Showing @ C venues- C nova, Edinburgh until Mon 26 Aug @ 19:35

Last year, Barack Obama said that sport is “one of the big unifiers”. For example, when someone has a team allegiance it somehow makes them more familiar – less otherly and terrifying. Just consider how different public opinion may have been if Osama bin Laden had recorded videos in his Arsenal top. Similarly, it’s the manufactured alterity that Knaive Theatre are trying combat in their latest production Bin Laden: The One Man Show.
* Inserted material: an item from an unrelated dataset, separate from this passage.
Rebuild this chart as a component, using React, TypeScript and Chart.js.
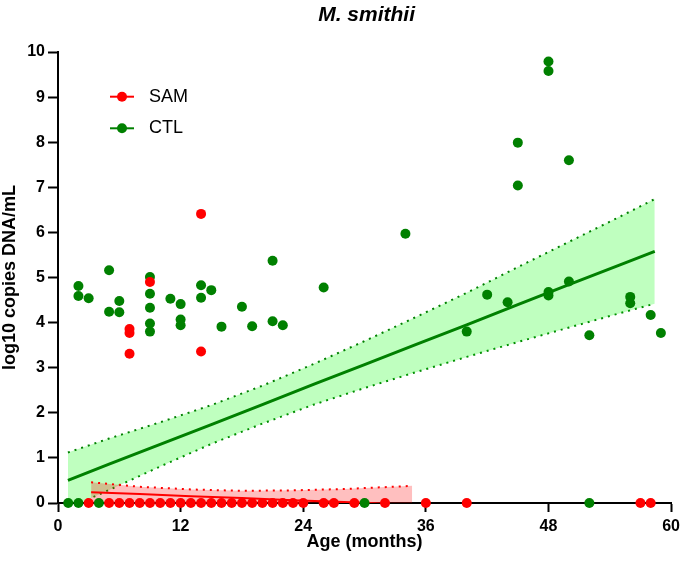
import React, { useEffect, useRef } from "react";
import { Chart, registerables } from "chart.js";

Chart.register(...registerables);

// ---- Data ----
const titleText = "M. smithii";
const xTitle = "Age (months)";
const yTitle = "log10 copies DNA/mL";
const xTicks = [0, 12, 24, 36, 48, 60];
const yTicks = [0, 1, 2, 3, 4, 5, 6, 7, 8, 9, 10];

// SAM (red) observations
const samX = [3, 5, 6, 7, 8, 9, 10, 11, 12, 13, 14, 15, 16, 17, 18, 19, 20, 21, 22, 23, 24, 26, 27, 29, 32, 36, 40, 57, 58, 7, 7, 7, 9, 14, 14];
const samY = [0, 0, 0, 0, 0, 0, 0, 0, 0, 0, 0, 0, 0, 0, 0, 0, 0, 0, 0, 0, 0, 0, 0, 0, 0, 0, 0, 0, 0, 3.86, 3.77, 3.31, 4.9, 6.41, 3.36];

// CTL (green) observations
const ctlX = [1, 2, 4, 30, 52, 2, 2, 3, 5, 5, 6, 6, 9, 9, 9, 9, 9, 11, 12, 12, 12, 14, 14, 15, 16, 18, 19, 21, 21, 22, 26, 34, 40, 42, 44, 45, 45, 48, 48, 48, 48, 50, 50, 52, 56, 56, 58, 59];
const ctlY = [0, 0, 0, 0, 0, 4.81, 4.59, 4.54, 5.16, 4.24, 4.48, 4.23, 5.01, 4.64, 4.33, 3.98, 3.8, 4.53, 4.41, 4.07, 3.94, 4.83, 4.55, 4.72, 3.91, 4.35, 3.92, 5.37, 4.03, 3.94, 4.78, 5.97, 3.8, 4.62, 4.45, 7.99, 7.04, 9.79, 9.58, 4.68, 4.6, 7.6, 4.91, 3.72, 4.57, 4.43, 4.17, 3.77];

// CTL regression line and confidence band
const ctlFitX = [0.97, 5, 10, 15, 20, 25, 30, 35, 40, 45, 50, 55, 58.4];
const ctlFitY = [0.5, 0.86, 1.3, 1.74, 2.18, 2.63, 3.07, 3.51, 3.95, 4.4, 4.84, 5.28, 5.58];
const ctlUpper = [1.12, 1.43, 1.79, 2.17, 2.6, 3.08, 3.59, 4.12, 4.66, 5.23, 5.79, 6.35, 6.74];
const ctlLower = [-0.12, 0.29, 0.81, 1.31, 1.76, 2.18, 2.55, 2.9, 3.24, 3.57, 3.89, 4.21, 4.42];

// SAM regression line and confidence band
const samFitX = [3.24, 8, 13, 18, 23, 28, 34.66];
const samFitY = [0.24, 0.2, 0.15, 0.11, 0.06, 0.02, -0.04];
const samUpper = [0.46, 0.36, 0.3, 0.27, 0.28, 0.31, 0.38];
const samLower = [0.02, 0.04, 0.0, -0.05, -0.16, -0.27, -0.46];

const legendItems = [
  { label: "SAM", color: "#ff0000" },
  { label: "CTL", color: "#008000" },
];

const FONT = '"Liberation Sans", Arial, Helvetica, sans-serif';

const pts = (xs: number[], ys: number[]) => xs.map((x, i) => ({ x, y: ys[i] }));

const textPlugin = {
  id: "customText",
  afterDraw(chart: any) {
    const { ctx, chartArea } = chart;
    const cx = (chartArea.left + chartArea.right) / 2;
    const cy = (chartArea.top + chartArea.bottom) / 2;
    ctx.save();
    ctx.fillStyle = "#000";
    ctx.textAlign = "center";
    ctx.textBaseline = "alphabetic";
    ctx.font = `italic bold 21px ${FONT}`;
    ctx.fillText(titleText, cx + 2, 21);
    ctx.font = `bold 18px ${FONT}`;
    ctx.fillText(xTitle, cx, 547);
    ctx.save();
    ctx.translate(15, cy);
    ctx.rotate(-Math.PI / 2);
    ctx.fillText(yTitle, 0, 0);
    ctx.restore();

    // legend
    const lx0 = 110, lx1 = 134, ly0 = 96.7, dy = 31.6;
    legendItems.forEach((it, i) => {
      const y = ly0 + i * dy;
      ctx.strokeStyle = it.color;
      ctx.lineWidth = 2;
      ctx.beginPath();
      ctx.moveTo(lx0, y);
      ctx.lineTo(lx1, y);
      ctx.stroke();
      ctx.fillStyle = it.color;
      ctx.beginPath();
      ctx.arc((lx0 + lx1) / 2, y, 5, 0, Math.PI * 2);
      ctx.fill();
      ctx.fillStyle = "#000";
      ctx.font = `18px ${FONT}`;
      ctx.textAlign = "left";
      ctx.textBaseline = "middle";
      ctx.fillText(it.label, 149, y);
    });
    ctx.restore();
  },
};

export default function App() {
  const ref = useRef<HTMLCanvasElement>(null);

  useEffect(() => {
    if (!ref.current) return;
    const green = "#008000";
    const red = "#ff0000";
    const chart = new Chart(ref.current, {
      type: "scatter",
      data: {
        datasets: [
          {
            type: "line",
            label: "ctlUpper",
            data: pts(ctlFitX, ctlUpper),
            borderColor: green,
            borderWidth: 2,
            borderDash: [2, 5],
            pointRadius: 0,
            fill: "+1",
            backgroundColor: "rgba(0,255,0,0.25)",
            order: 4,
            clip: 0,
          } as any,
          {
            type: "line",
            label: "ctlLower",
            data: pts(ctlFitX, ctlLower),
            borderColor: green,
            borderWidth: 2,
            borderDash: [2, 5],
            pointRadius: 0,
            fill: false,
            order: 4,
            clip: 0,
          } as any,
          {
            type: "line",
            label: "ctlFit",
            data: pts(ctlFitX, ctlFitY),
            borderColor: green,
            borderWidth: 3,
            pointRadius: 0,
            fill: false,
            order: 1,
            clip: 0,
          } as any,
          {
            type: "line",
            label: "samUpper",
            data: pts(samFitX, samUpper),
            borderColor: red,
            borderWidth: 2,
            borderDash: [2, 5],
            pointRadius: 0,
            fill: "+1",
            backgroundColor: "rgba(255,0,0,0.25)",
            order: 2,
            clip: 0,
          } as any,
          {
            type: "line",
            label: "samLower",
            data: pts(samFitX, samLower),
            borderWidth: 0,
            borderColor: "rgba(0,0,0,0)",
            pointRadius: 0,
            fill: false,
            order: 2,
            clip: 0,
          } as any,
          {
            type: "line",
            label: "samFit",
            data: pts(samFitX, samFitY),
            borderColor: red,
            borderWidth: 2,
            pointRadius: 0,
            fill: false,
            order: 1,
            clip: 0,
          } as any,
          {
            label: "SAM",
            data: pts(samX, samY),
            pointRadius: 5,
            pointBackgroundColor: red,
            pointBorderColor: red,
            pointBorderWidth: 0,
            order: 0,
            clip: false,
          } as any,
          {
            label: "CTL",
            data: pts(ctlX, ctlY),
            pointRadius: 5,
            pointBackgroundColor: green,
            pointBorderColor: green,
            pointBorderWidth: 0,
            order: 0,
            clip: false,
          } as any,
        ],
      },
      options: {
        responsive: false,
        animation: false,
        events: [],
        layout: { padding: { left: 0, right: 11, top: 52, bottom: 0 } },
        plugins: {
          legend: { display: false },
          tooltip: { enabled: false },
          title: { display: false },
        },
        scales: {
          x: {
            type: "linear",
            min: 0,
            max: 60,
            afterBuildTicks: (scale: any) => {
              scale.ticks = xTicks.map((v) => ({ value: v }));
            },
            afterFit: (scale: any) => {
              scale.height = 64;
            },
            ticks: {
              color: "#000",
              font: { family: FONT, size: 16, weight: "bold" },
              padding: 5,
              maxRotation: 0,
            },
            grid: {
              display: true,
              drawOnChartArea: false,
              drawTicks: true,
              tickLength: 9,
              tickWidth: 2,
              tickColor: "#000",
            },
            border: { display: true, color: "#000", width: 2 },
          },
          y: {
            type: "linear",
            min: 0,
            max: 10,
            afterBuildTicks: (scale: any) => {
              scale.ticks = yTicks.map((v) => ({ value: v }));
            },
            afterFit: (scale: any) => {
              scale.width = 58;
            },
            ticks: {
              color: "#000",
              font: { family: FONT, size: 16, weight: "bold" },
              padding: 3,
            },
            grid: {
              display: true,
              drawOnChartArea: false,
              drawTicks: true,
              tickLength: 10,
              tickWidth: 2,
              tickColor: "#000",
            },
            border: { display: true, color: "#000", width: 2 },
          },
        },
      } as any,
      plugins: [textPlugin],
    });
    return () => chart.destroy();
  }, []);

  return (
    <div style={{ position: "absolute", left: 0, top: 0, width: 685, height: 567, background: "#fff" }}>
      <canvas ref={ref} width={685} height={567} style={{ display: "block" }} />
    </div>
  );
}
With just tea, biscuits and a flip chart, Sam Redway delivers this trenchantly understated polemic against the culture fear that has developed in the post-9/11 world. Speaking as the big-man himself (he was 6ft 4in), Redway tells bin Laden’s story with an eager earnestness, from his youth as the rich son a Saudi construction magnate to his final years as Al-Qaeda poster-boy. What this whole set-up does perfectly, is return to bin Laden the human element extirpated by domestic propaganda. It gives him that third, often neglected dimension and explains in detail his rationale and motivation. The play’s subject is nothing ground-breaking in this regard – Adam Curtis did the same job in The Power of Nightmares. However, this doesn’t lessen the piece’s importance, intellect or courage.